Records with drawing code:
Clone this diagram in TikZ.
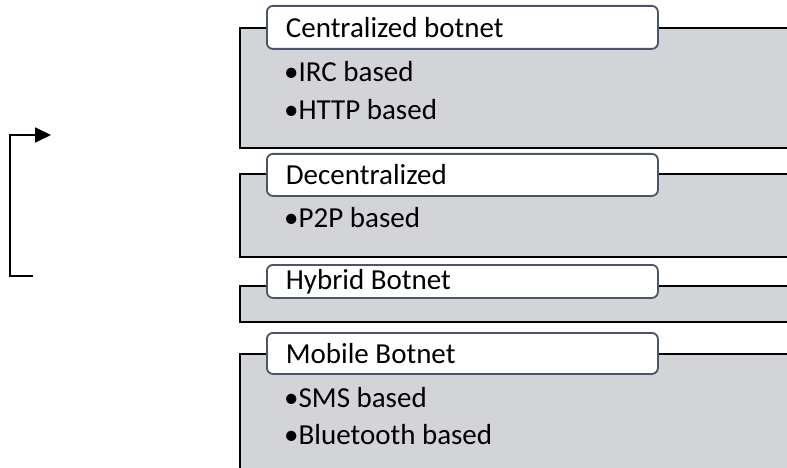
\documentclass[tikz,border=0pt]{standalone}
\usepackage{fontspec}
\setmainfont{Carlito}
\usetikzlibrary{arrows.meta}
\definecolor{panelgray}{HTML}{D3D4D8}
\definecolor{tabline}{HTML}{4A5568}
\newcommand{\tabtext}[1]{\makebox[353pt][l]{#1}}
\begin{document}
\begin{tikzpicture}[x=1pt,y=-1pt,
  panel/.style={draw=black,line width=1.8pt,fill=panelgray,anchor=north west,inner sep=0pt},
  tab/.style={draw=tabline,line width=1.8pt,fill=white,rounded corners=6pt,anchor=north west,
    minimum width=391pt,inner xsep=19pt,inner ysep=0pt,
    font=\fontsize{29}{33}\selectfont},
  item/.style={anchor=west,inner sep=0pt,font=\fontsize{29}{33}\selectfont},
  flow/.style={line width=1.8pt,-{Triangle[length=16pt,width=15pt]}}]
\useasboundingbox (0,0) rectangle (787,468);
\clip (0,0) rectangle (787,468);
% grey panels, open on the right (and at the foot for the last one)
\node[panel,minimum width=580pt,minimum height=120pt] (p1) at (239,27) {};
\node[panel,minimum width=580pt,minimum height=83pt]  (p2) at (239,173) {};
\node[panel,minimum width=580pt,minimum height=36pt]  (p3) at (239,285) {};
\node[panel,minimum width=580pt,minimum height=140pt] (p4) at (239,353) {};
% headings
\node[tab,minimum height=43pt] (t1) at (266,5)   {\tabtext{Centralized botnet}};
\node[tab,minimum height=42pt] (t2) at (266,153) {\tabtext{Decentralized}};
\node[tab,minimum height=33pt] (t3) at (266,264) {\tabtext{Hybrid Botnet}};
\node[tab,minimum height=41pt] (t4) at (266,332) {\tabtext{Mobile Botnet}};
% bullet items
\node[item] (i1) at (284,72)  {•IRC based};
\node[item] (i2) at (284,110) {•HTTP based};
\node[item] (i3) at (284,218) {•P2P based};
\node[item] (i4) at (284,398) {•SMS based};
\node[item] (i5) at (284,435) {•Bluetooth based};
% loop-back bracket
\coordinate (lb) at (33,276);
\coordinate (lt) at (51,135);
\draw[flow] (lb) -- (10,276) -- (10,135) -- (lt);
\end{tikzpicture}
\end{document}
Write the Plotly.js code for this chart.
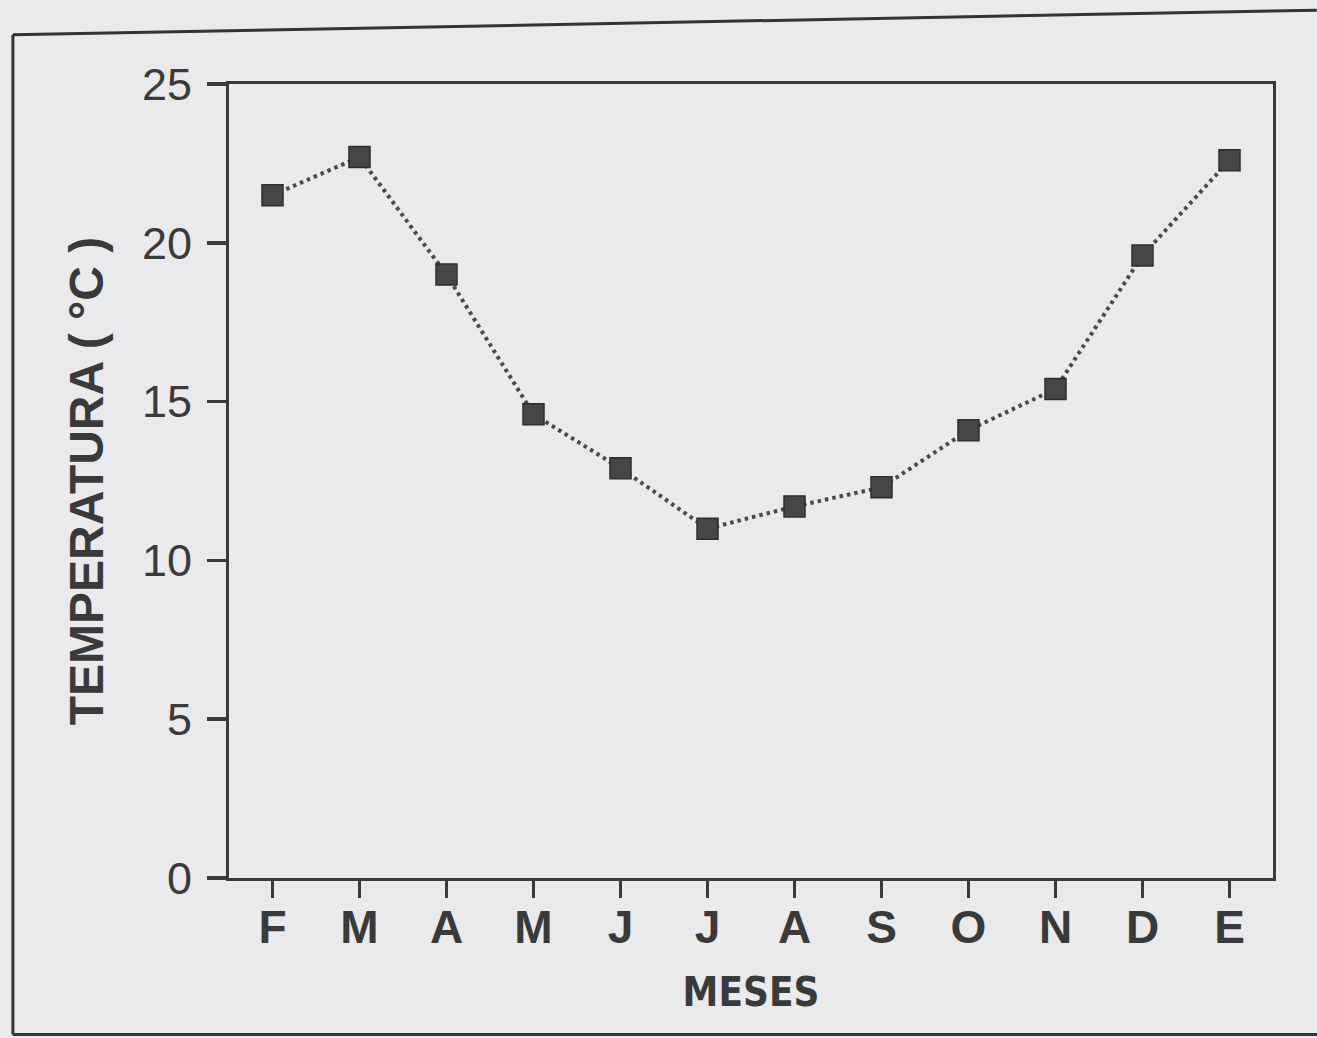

## DIRECTIONS
Quote each record exactly as it stands, minus the pictures.

## WRITTEN REPLY
Clone this diagram in TikZ.
\documentclass[tikz,border=0pt]{standalone}
\usepackage{fontspec}
\setmainfont{Carlito}
\usetikzlibrary{arrows.meta}
\definecolor{panelgray}{HTML}{D3D4D8}
\definecolor{tabline}{HTML}{4A5568}
\newcommand{\tabtext}[1]{\makebox[353pt][l]{#1}}
\begin{document}
\begin{tikzpicture}[x=1pt,y=-1pt,
  panel/.style={draw=black,line width=1.8pt,fill=panelgray,anchor=north west,inner sep=0pt},
  tab/.style={draw=tabline,line width=1.8pt,fill=white,rounded corners=6pt,anchor=north west,
    minimum width=391pt,inner xsep=19pt,inner ysep=0pt,
    font=\fontsize{29}{33}\selectfont},
  item/.style={anchor=west,inner sep=0pt,font=\fontsize{29}{33}\selectfont},
  flow/.style={line width=1.8pt,-{Triangle[length=16pt,width=15pt]}}]
\useasboundingbox (0,0) rectangle (787,468);
\clip (0,0) rectangle (787,468);
% grey panels, open on the right (and at the foot for the last one)
\node[panel,minimum width=580pt,minimum height=120pt] (p1) at (239,27) {};
\node[panel,minimum width=580pt,minimum height=83pt]  (p2) at (239,173) {};
\node[panel,minimum width=580pt,minimum height=36pt]  (p3) at (239,285) {};
\node[panel,minimum width=580pt,minimum height=140pt] (p4) at (239,353) {};
% headings
\node[tab,minimum height=43pt] (t1) at (266,5)   {\tabtext{Centralized botnet}};
\node[tab,minimum height=42pt] (t2) at (266,153) {\tabtext{Decentralized}};
\node[tab,minimum height=33pt] (t3) at (266,264) {\tabtext{Hybrid Botnet}};
\node[tab,minimum height=41pt] (t4) at (266,332) {\tabtext{Mobile Botnet}};
% bullet items
\node[item] (i1) at (284,72)  {•IRC based};
\node[item] (i2) at (284,110) {•HTTP based};
\node[item] (i3) at (284,218) {•P2P based};
\node[item] (i4) at (284,398) {•SMS based};
\node[item] (i5) at (284,435) {•Bluetooth based};
% loop-back bracket
\coordinate (lb) at (33,276);
\coordinate (lt) at (51,135);
\draw[flow] (lb) -- (10,276) -- (10,135) -- (lt);
\end{tikzpicture}
\end{document}
Write the Plotly.js code for this chart.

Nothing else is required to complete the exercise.